Hadriel: Our disconnect is that you seem to think that I want
to log the host-domain portion of the target URI --- I do not.  I
am pushing for logging the Target field of the SRV lookup, which
will correspond to one IP address.  To be more specific, the last
field in the output below:

$ host -t SRV _sip._udp.sip.columbia.edu
_sip._udp.sip.columbia.edu has SRV record 10 10 5060 cocoa.cc.columbia.edu.
_sip._udp.sip.columbia.edu has SRV record 10 10 5060 eclair.cc.columbia.edu.

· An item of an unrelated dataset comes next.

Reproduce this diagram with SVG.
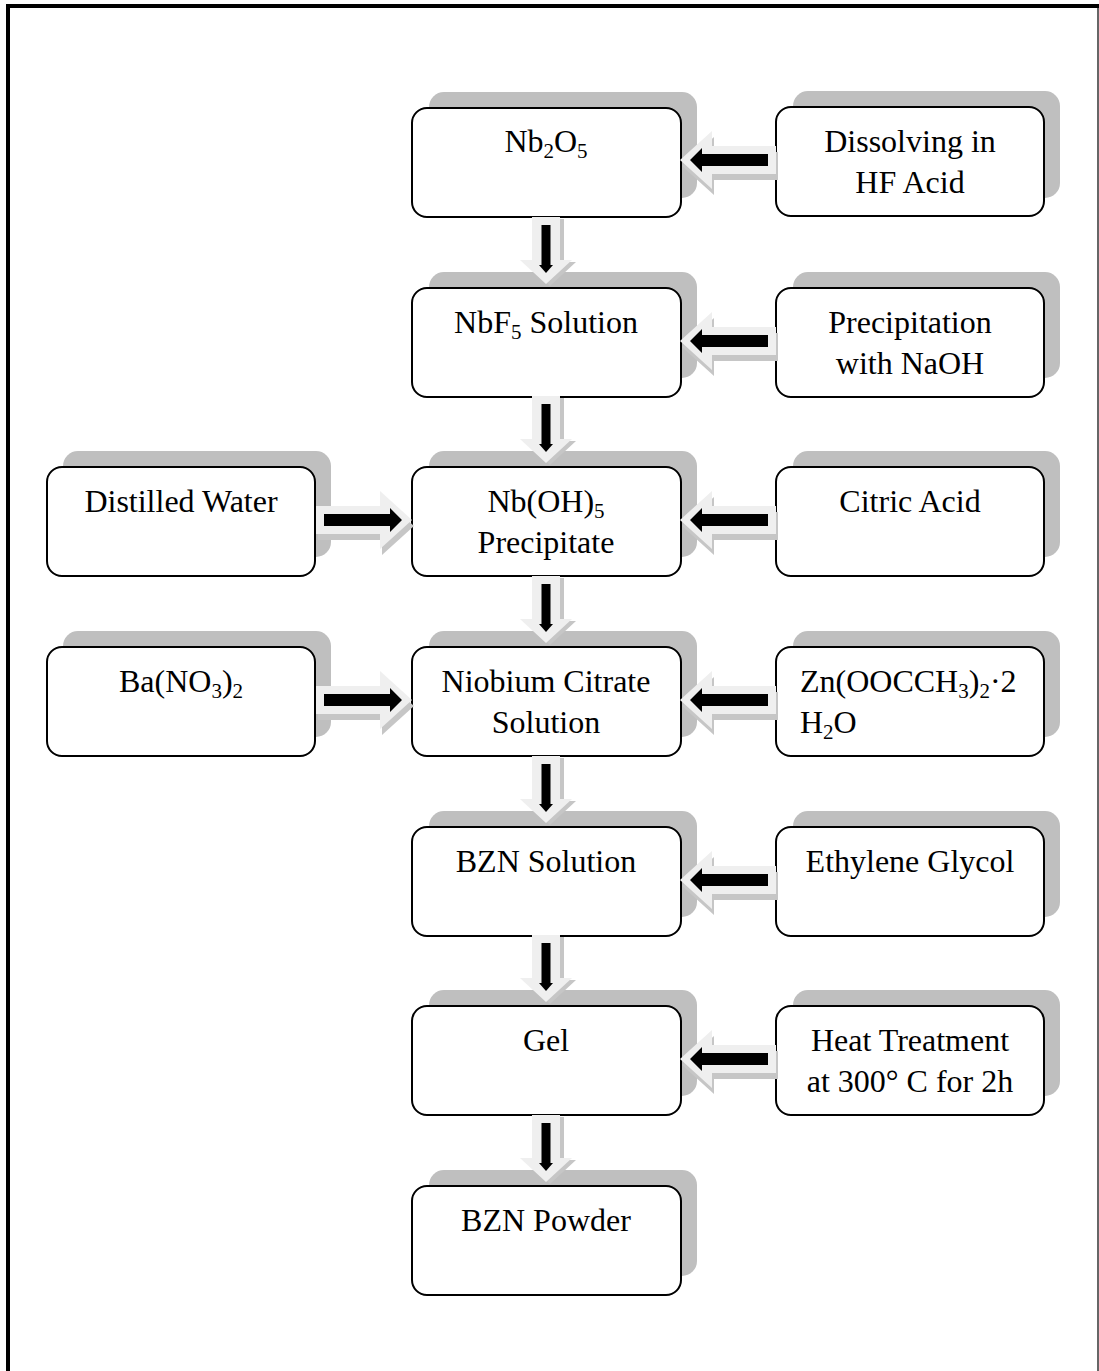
<svg xmlns="http://www.w3.org/2000/svg" xmlns:xlink="http://www.w3.org/1999/xlink" width="1099" height="1371" viewBox="0 0 1099 1371">
<style>
  .sh { fill: #bfbfbf; }
  .bx { fill: #ffffff; stroke: #000000; stroke-width: 2; }
  .t { font-family: "Liberation Serif", "Times New Roman", serif; font-size: 32px; fill: #000000; text-anchor: middle; }
  .tl { text-anchor: start; }
  .sub { font-size: 21px; }
  .al { fill: #efefef; }
  .as { fill: #c6c6c6; }
  .ab { fill: #000000; }
</style>
<defs>
  <path id="hL" d="M0,0 L32,-29 L32,-14 L96,-14 L96,14 L32,14 L32,29 Z"/>
  <path id="bL" d="M10,0 L22,-12 L22,-6 L88,-6 L88,6 L22,6 L22,12 Z"/>
  <path id="hD" d="M0,0 L-26,-24 L-14,-24 L-14,-67 L14,-67 L14,-24 L26,-24 Z"/>
  <path id="bD" d="M0,-11 L-7,-19 L-4.5,-19 L-4.5,-59 L4.5,-59 L4.5,-19 L7,-19 Z"/>
</defs>
<rect x="0" y="0" width="1099" height="1371" fill="#ffffff"/>
<path d="M8,1371 V6 H1099" fill="none" stroke="#000000" stroke-width="4"/>
<line x1="1098" y1="8" x2="1098" y2="1371" stroke="#666666" stroke-width="2"/>

<!-- main column -->
<g id="n-nb2o5">
  <rect class="sh" x="429" y="92" width="268" height="106" rx="15"/>
  <rect class="bx" x="412" y="108" width="269" height="109" rx="15"/>
  <text class="t" x="546" y="152">Nb<tspan class="sub" dy="6">2</tspan><tspan dy="-6">O</tspan><tspan class="sub" dy="6">5</tspan></text>
</g>
<g id="n-nbf5">
  <rect class="sh" x="429" y="272" width="268" height="106" rx="15"/>
  <rect class="bx" x="412" y="288" width="269" height="109" rx="15"/>
  <text class="t" x="546" y="333">NbF<tspan class="sub" dy="6">5</tspan><tspan dy="-6"> Solution</tspan></text>
</g>
<g id="n-nboh5">
  <rect class="sh" x="429" y="451" width="268" height="106" rx="15"/>
  <rect class="bx" x="412" y="467" width="269" height="109" rx="15"/>
  <text class="t" x="546" y="512">Nb(OH)<tspan class="sub" dy="6">5</tspan></text>
  <text class="t" x="546" y="553">Precipitate</text>
</g>
<g id="n-citrate">
  <rect class="sh" x="429" y="631" width="268" height="106" rx="15"/>
  <rect class="bx" x="412" y="647" width="269" height="109" rx="15"/>
  <text class="t" x="546" y="692">Niobium Citrate</text>
  <text class="t" x="546" y="733">Solution</text>
</g>
<g id="n-bznsol">
  <rect class="sh" x="429" y="811" width="268" height="106" rx="15"/>
  <rect class="bx" x="412" y="827" width="269" height="109" rx="15"/>
  <text class="t" x="546" y="872">BZN Solution</text>
</g>
<g id="n-gel">
  <rect class="sh" x="429" y="990" width="268" height="106" rx="15"/>
  <rect class="bx" x="412" y="1006" width="269" height="109" rx="15"/>
  <text class="t" x="546" y="1051">Gel</text>
</g>
<g id="n-powder">
  <rect class="sh" x="429" y="1170" width="268" height="106" rx="15"/>
  <rect class="bx" x="412" y="1186" width="269" height="109" rx="15"/>
  <text class="t" x="546" y="1231">BZN Powder</text>
</g>

<!-- right column -->
<g id="n-hf">
  <rect class="sh" x="793" y="91" width="267" height="107" rx="15"/>
  <rect class="bx" x="776" y="107" width="268" height="109" rx="15"/>
  <text class="t" x="910" y="152">Dissolving in</text>
  <text class="t" x="910" y="193">HF Acid</text>
</g>
<g id="n-naoh">
  <rect class="sh" x="793" y="272" width="267" height="106" rx="15"/>
  <rect class="bx" x="776" y="288" width="268" height="109" rx="15"/>
  <text class="t" x="910" y="333">Precipitation</text>
  <text class="t" x="910" y="374">with NaOH</text>
</g>
<g id="n-citric">
  <rect class="sh" x="793" y="451" width="267" height="106" rx="15"/>
  <rect class="bx" x="776" y="467" width="268" height="109" rx="15"/>
  <text class="t" x="910" y="512">Citric Acid</text>
</g>
<g id="n-zn">
  <rect class="sh" x="793" y="631" width="267" height="106" rx="15"/>
  <rect class="bx" x="776" y="647" width="268" height="109" rx="15"/>
  <text class="t tl" x="800" y="692">Zn(OOCCH<tspan class="sub" dy="6">3</tspan><tspan dy="-6">)</tspan><tspan class="sub" dy="6">2</tspan><tspan dy="-6">·2</tspan></text>
  <text class="t tl" x="800" y="733">H<tspan class="sub" dy="6">2</tspan><tspan dy="-6">O</tspan></text>
</g>
<g id="n-eg">
  <rect class="sh" x="793" y="811" width="267" height="106" rx="15"/>
  <rect class="bx" x="776" y="827" width="268" height="109" rx="15"/>
  <text class="t" x="910" y="872">Ethylene Glycol</text>
</g>
<g id="n-heat">
  <rect class="sh" x="793" y="990" width="267" height="106" rx="15"/>
  <rect class="bx" x="776" y="1006" width="268" height="109" rx="15"/>
  <text class="t" x="910" y="1051">Heat Treatment</text>
  <text class="t" x="910" y="1092">at 300° C for 2h</text>
</g>

<!-- left column -->
<g id="n-water">
  <rect class="sh" x="63" y="451" width="268" height="106" rx="15"/>
  <rect class="bx" x="47" y="467" width="268" height="109" rx="15"/>
  <text class="t" x="181" y="512">Distilled Water</text>
</g>
<g id="n-ba">
  <rect class="sh" x="63" y="631" width="268" height="106" rx="15"/>
  <rect class="bx" x="47" y="647" width="268" height="109" rx="15"/>
  <text class="t" x="181" y="692">Ba(NO<tspan class="sub" dy="6">3</tspan><tspan dy="-6">)</tspan><tspan class="sub" dy="6">2</tspan></text>
</g>

<!-- connectors -->
<g id="connectors">
  <g transform="translate(546,284)"><use href="#hD" class="as" transform="translate(4,2)"/><use href="#hD" class="al"/><use href="#bD" class="ab"/></g>
  <g transform="translate(546,463)"><use href="#hD" class="as" transform="translate(4,2)"/><use href="#hD" class="al"/><use href="#bD" class="ab"/></g>
  <g transform="translate(546,643)"><use href="#hD" class="as" transform="translate(4,2)"/><use href="#hD" class="al"/><use href="#bD" class="ab"/></g>
  <g transform="translate(546,823)"><use href="#hD" class="as" transform="translate(4,2)"/><use href="#hD" class="al"/><use href="#bD" class="ab"/></g>
  <g transform="translate(546,1002)"><use href="#hD" class="as" transform="translate(4,2)"/><use href="#hD" class="al"/><use href="#bD" class="ab"/></g>
  <g transform="translate(546,1182)"><use href="#hD" class="as" transform="translate(4,2)"/><use href="#hD" class="al"/><use href="#bD" class="ab"/></g>
  <g transform="translate(680,160)"><use href="#hL" class="as" transform="translate(2,6)"/><use href="#hL" class="al"/><use href="#bL" class="ab"/></g>
  <g transform="translate(680,341)"><use href="#hL" class="as" transform="translate(2,6)"/><use href="#hL" class="al"/><use href="#bL" class="ab"/></g>
  <g transform="translate(680,520)"><use href="#hL" class="as" transform="translate(2,6)"/><use href="#hL" class="al"/><use href="#bL" class="ab"/></g>
  <g transform="translate(680,700)"><use href="#hL" class="as" transform="translate(2,6)"/><use href="#hL" class="al"/><use href="#bL" class="ab"/></g>
  <g transform="translate(680,880)"><use href="#hL" class="as" transform="translate(2,6)"/><use href="#hL" class="al"/><use href="#bL" class="ab"/></g>
  <g transform="translate(680,1059)"><use href="#hL" class="as" transform="translate(2,6)"/><use href="#hL" class="al"/><use href="#bL" class="ab"/></g>
  <g transform="translate(412,520) scale(-1,1)"><use href="#hL" class="as" transform="translate(-2,6)"/><use href="#hL" class="al"/><use href="#bL" class="ab"/></g>
  <g transform="translate(412,700) scale(-1,1)"><use href="#hL" class="as" transform="translate(-2,6)"/><use href="#hL" class="al"/><use href="#bL" class="ab"/></g>
</g>
</svg>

Now, I realize that you have made a case that the DNS lookup of
the Target field may result in multiple RRs.  However, my
contention is that the multiple RRs are of different types (e.g.,
A and AAAA) and not multiple RRs of A (a la round-robin DNS).

> For example, Alice generates a "INVITE" to sip:bob@voip.ssp.com, and
> sends it to her local proxy.  The Proxy's target URI is
> "sip:bob@voip.ss.com".  It generates a NAPTR for "voip.ssp.com",
> which returns an entry for "_sip._udp.voip.ssp.com".  It does an SRV
> lookup of that and gets "sip-access.voip.ssp.com", with A records
> for 1.1.1.1 and 1.1.1.2.

Why do you presume that a A lookup for a Target returned on a SRV
search will result in multiple A records.  If the service provider
wanted to do load balancing, multiple SRV records are a much better
option than to have multiple A records corresponding to a SRV target.

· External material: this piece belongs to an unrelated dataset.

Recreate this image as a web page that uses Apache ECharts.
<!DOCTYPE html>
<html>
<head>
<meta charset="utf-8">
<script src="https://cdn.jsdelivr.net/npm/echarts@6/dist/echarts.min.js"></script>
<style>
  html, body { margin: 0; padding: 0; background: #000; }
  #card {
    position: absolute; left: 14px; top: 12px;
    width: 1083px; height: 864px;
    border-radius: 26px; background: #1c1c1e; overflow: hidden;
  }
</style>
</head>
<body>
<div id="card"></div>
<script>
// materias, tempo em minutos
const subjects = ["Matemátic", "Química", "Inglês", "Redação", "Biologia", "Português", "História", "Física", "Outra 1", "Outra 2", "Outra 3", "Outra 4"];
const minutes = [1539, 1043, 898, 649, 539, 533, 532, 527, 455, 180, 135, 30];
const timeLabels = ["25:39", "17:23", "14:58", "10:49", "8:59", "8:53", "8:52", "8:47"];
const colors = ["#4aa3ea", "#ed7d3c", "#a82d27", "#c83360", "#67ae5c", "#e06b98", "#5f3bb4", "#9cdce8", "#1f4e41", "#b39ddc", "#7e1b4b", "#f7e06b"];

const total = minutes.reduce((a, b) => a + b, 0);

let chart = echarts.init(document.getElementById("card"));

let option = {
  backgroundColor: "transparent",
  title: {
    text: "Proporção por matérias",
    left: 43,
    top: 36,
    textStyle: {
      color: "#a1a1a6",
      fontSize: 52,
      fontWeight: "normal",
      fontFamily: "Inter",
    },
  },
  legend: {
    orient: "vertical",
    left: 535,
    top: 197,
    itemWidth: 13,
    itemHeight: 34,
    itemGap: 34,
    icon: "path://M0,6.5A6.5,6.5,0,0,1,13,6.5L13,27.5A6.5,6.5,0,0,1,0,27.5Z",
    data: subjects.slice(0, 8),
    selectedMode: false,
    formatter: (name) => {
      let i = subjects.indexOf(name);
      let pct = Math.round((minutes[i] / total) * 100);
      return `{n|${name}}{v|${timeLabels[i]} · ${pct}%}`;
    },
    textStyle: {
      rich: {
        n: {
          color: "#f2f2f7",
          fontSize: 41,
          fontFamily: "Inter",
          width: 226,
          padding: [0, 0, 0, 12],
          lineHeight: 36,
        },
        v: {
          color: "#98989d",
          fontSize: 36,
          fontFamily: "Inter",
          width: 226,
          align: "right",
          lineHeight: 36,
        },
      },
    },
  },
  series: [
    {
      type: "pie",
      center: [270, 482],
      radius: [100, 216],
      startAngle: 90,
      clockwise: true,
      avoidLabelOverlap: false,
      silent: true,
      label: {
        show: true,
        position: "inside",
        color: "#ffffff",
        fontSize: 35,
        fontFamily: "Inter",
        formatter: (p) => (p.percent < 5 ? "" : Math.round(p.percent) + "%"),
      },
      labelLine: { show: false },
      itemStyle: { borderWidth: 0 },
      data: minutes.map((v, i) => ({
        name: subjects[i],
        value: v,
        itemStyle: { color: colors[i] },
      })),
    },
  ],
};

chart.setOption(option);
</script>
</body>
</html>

> Does it encode "voip.ss.com" or "sip-access.voip.ssp.com"?

sip-access.voip.ssp.com.

> Suppose instead, voip.ssp.com did not have a NAPTR entry nor SRV, so
> it performs an A/AAAA lookup for "voip.ssp.com" (per 3263 section
> 4.2).  Does it encode "voip.ssp.com" as the destination this time?

Yes.  Because anyone doing a DNS lookup on voip.ssp.com will get
the IP address (again, assuming round-robin DNS is not being used.
I don't think round-robin DNS for SIP servers is very prevalent,
and from what I understand there are other problems with round-robin
DNS as well.)

> Now suppose instead the proxy has a local policy to use an on-box
> hosts-file, which has an entry for "voip.ss.com" to IP Address
> 2.2.2.2, bypassing 3263.  Does it encode "voip.ss.com"?

Yes.  Whoever analyzes the logfile is not going to do so in isolation.
I presume that they will be aware that the DNS resolution was done in
the context of local policy.

> Don't get me wrong - I'm not against recording a domain name - I
> just think it's of a different "type" than a destination IP Address,
> and not the same field.  I mean it doesn't represent the same
> ultimate property.  You're losing important details by replacing one
> with the other, because they're not synonymous.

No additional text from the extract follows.